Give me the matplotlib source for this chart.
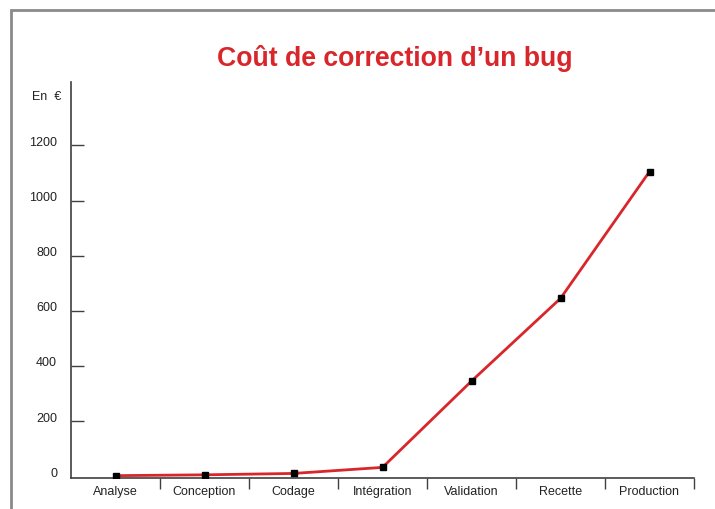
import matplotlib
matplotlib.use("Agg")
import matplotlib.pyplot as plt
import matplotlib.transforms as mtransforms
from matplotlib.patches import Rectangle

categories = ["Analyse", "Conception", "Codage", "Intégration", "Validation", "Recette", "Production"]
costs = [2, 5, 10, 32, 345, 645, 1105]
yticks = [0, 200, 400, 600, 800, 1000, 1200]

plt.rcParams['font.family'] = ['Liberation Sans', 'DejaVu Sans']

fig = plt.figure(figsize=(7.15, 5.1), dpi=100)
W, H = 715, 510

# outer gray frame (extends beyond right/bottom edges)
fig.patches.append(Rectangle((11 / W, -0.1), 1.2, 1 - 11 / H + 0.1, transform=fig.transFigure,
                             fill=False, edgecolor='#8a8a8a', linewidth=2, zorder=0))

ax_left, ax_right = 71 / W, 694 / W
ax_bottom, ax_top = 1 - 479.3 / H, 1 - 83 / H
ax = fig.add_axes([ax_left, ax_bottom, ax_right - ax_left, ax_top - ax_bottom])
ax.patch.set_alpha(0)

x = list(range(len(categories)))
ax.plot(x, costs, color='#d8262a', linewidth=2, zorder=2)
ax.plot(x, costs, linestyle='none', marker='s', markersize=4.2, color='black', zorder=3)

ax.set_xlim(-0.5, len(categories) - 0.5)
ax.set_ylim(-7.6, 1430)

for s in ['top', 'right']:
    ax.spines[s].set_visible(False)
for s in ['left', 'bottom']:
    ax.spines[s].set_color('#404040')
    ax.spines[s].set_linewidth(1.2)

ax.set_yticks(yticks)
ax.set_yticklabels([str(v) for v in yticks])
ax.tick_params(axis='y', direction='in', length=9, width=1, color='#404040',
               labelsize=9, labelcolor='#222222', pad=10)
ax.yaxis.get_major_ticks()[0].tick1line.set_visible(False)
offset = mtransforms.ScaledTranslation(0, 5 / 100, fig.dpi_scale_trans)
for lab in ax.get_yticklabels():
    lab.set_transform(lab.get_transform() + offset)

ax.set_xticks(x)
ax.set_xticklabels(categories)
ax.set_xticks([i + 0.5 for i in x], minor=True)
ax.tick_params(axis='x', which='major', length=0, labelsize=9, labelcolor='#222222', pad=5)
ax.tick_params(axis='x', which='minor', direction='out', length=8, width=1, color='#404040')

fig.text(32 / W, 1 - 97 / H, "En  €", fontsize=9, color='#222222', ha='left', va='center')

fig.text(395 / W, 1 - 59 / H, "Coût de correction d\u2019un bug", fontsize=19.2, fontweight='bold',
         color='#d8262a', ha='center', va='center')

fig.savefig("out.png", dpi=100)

→ **WRITTEN PROBLEM**
Repeat all of the data above word for word, minus the pictures.

→ **RESPONSE BELOW**
Give me the matplotlib source for this chart.
import matplotlib
matplotlib.use("Agg")
import matplotlib.pyplot as plt
import matplotlib.transforms as mtransforms
from matplotlib.patches import Rectangle

categories = ["Analyse", "Conception", "Codage", "Intégration", "Validation", "Recette", "Production"]
costs = [2, 5, 10, 32, 345, 645, 1105]
yticks = [0, 200, 400, 600, 800, 1000, 1200]

plt.rcParams['font.family'] = ['Liberation Sans', 'DejaVu Sans']

fig = plt.figure(figsize=(7.15, 5.1), dpi=100)
W, H = 715, 510

# outer gray frame (extends beyond right/bottom edges)
fig.patches.append(Rectangle((11 / W, -0.1), 1.2, 1 - 11 / H + 0.1, transform=fig.transFigure,
                             fill=False, edgecolor='#8a8a8a', linewidth=2, zorder=0))

ax_left, ax_right = 71 / W, 694 / W
ax_bottom, ax_top = 1 - 479.3 / H, 1 - 83 / H
ax = fig.add_axes([ax_left, ax_bottom, ax_right - ax_left, ax_top - ax_bottom])
ax.patch.set_alpha(0)

x = list(range(len(categories)))
ax.plot(x, costs, color='#d8262a', linewidth=2, zorder=2)
ax.plot(x, costs, linestyle='none', marker='s', markersize=4.2, color='black', zorder=3)

ax.set_xlim(-0.5, len(categories) - 0.5)
ax.set_ylim(-7.6, 1430)

for s in ['top', 'right']:
    ax.spines[s].set_visible(False)
for s in ['left', 'bottom']:
    ax.spines[s].set_color('#404040')
    ax.spines[s].set_linewidth(1.2)

ax.set_yticks(yticks)
ax.set_yticklabels([str(v) for v in yticks])
ax.tick_params(axis='y', direction='in', length=9, width=1, color='#404040',
               labelsize=9, labelcolor='#222222', pad=10)
ax.yaxis.get_major_ticks()[0].tick1line.set_visible(False)
offset = mtransforms.ScaledTranslation(0, 5 / 100, fig.dpi_scale_trans)
for lab in ax.get_yticklabels():
    lab.set_transform(lab.get_transform() + offset)

ax.set_xticks(x)
ax.set_xticklabels(categories)
ax.set_xticks([i + 0.5 for i in x], minor=True)
ax.tick_params(axis='x', which='major', length=0, labelsize=9, labelcolor='#222222', pad=5)
ax.tick_params(axis='x', which='minor', direction='out', length=8, width=1, color='#404040')

fig.text(32 / W, 1 - 97 / H, "En  €", fontsize=9, color='#222222', ha='left', va='center')

fig.text(395 / W, 1 - 59 / H, "Coût de correction d\u2019un bug", fontsize=19.2, fontweight='bold',
         color='#d8262a', ha='center', va='center')

fig.savefig("out.png", dpi=100)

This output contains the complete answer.